Don't panic though. These are all failures, and have fed into a learning process which should make repeats less likely. Fire suppression suppliers are continually improving their products - and now have nozzles which don't produce those shockwaves. A properly set up fire procedure will work in tiers, with appropriate levels of fire suppression response to each level of alert.

Tiers of defense

Cronin puts it like this in a recent DCD webinar: "You put a fire detection system in to prevent suppression from being activated. You put the suppression system in to avoid a major incident. And you have sprinklers to protect the building. Because if your sprinkler system goes off, due to melting of a sprinkler head, you already have a major incident. You might as well protect the building, so you can do restoration faster."

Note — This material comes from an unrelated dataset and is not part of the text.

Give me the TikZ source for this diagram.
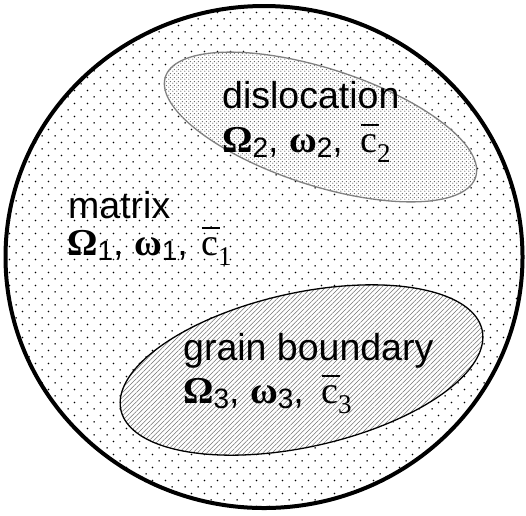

It starts with the fire detection system, says Adam Pool of Xtralis - the company behind the VESDA aspirating smoke detector system. That has to be as sensitive as possible, to give maximum warning. But with a sensitivity of 0.005 percent obscuration per meter, smoke detectors will activate before fires are visible, and before serious action needs to be taken.

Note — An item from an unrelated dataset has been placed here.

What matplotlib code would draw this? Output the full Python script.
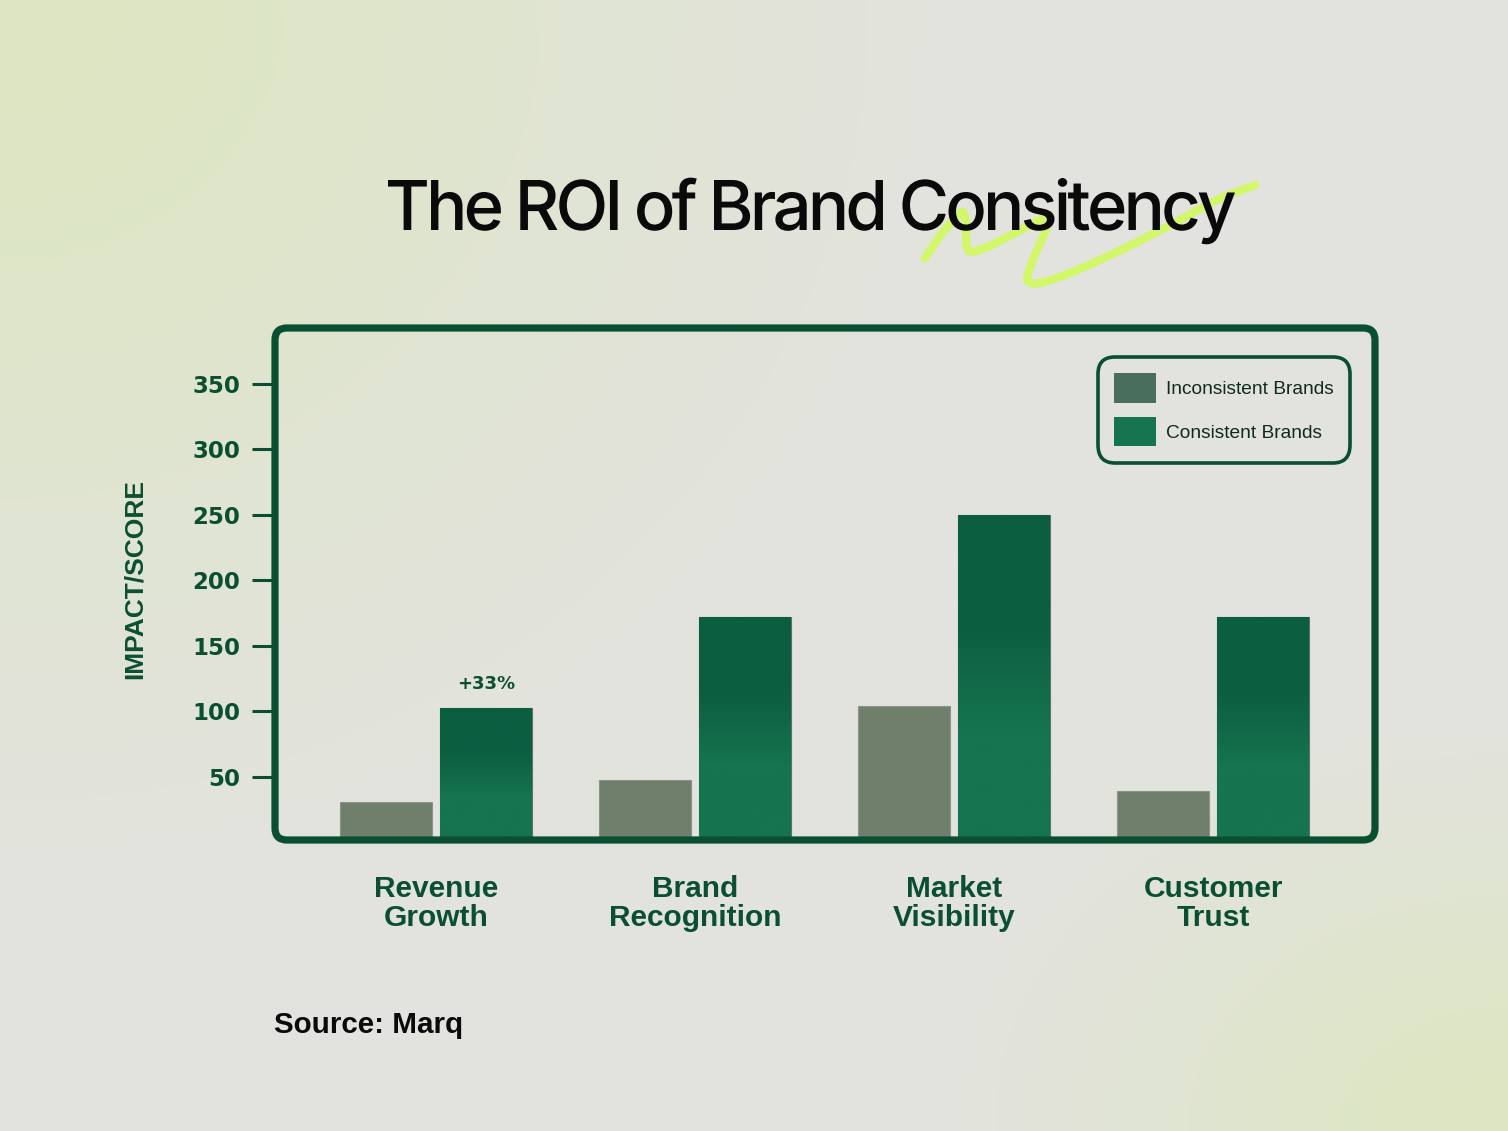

That means you have time to act, but you also need a sensible procedure.

"The first level of alarm is generally very high sensitivity, but not doing anything much more than just letting people know that there's a problem." says Pool. The trouble is,. your detection system will pick up levels of smoke that people cannot notice - particularly as the detector may be finding the smoke inside an air circulation system which is designed to move air out of the building.

"We do hear stories of people not reacting to an alarm," says Pool. "In one case, site security ignored the VESDA at first, because every time they went to look for a fire, they couldn't see anything. It transpired that one long power rack inside an equipment cabinet was overloading and creating smoke - but very low levels of smoke. And if it hadn't been found, it would potentially have led to a fire."

So we now have sensitive detectors, and proportionate suppression systems - but don't be complacent. Data centers are running hotter now than they used to, and Cronin tentatively suggests that we may be getting more fires and potential fires: "A decade ago, once every two years, there would be a major fire reported. Now, it's more like two a year."

Fire detection systems are the first part of a complete immune system against fire. If the system is healthy and operating smoothly, then your data center can shrug off that potential disaster.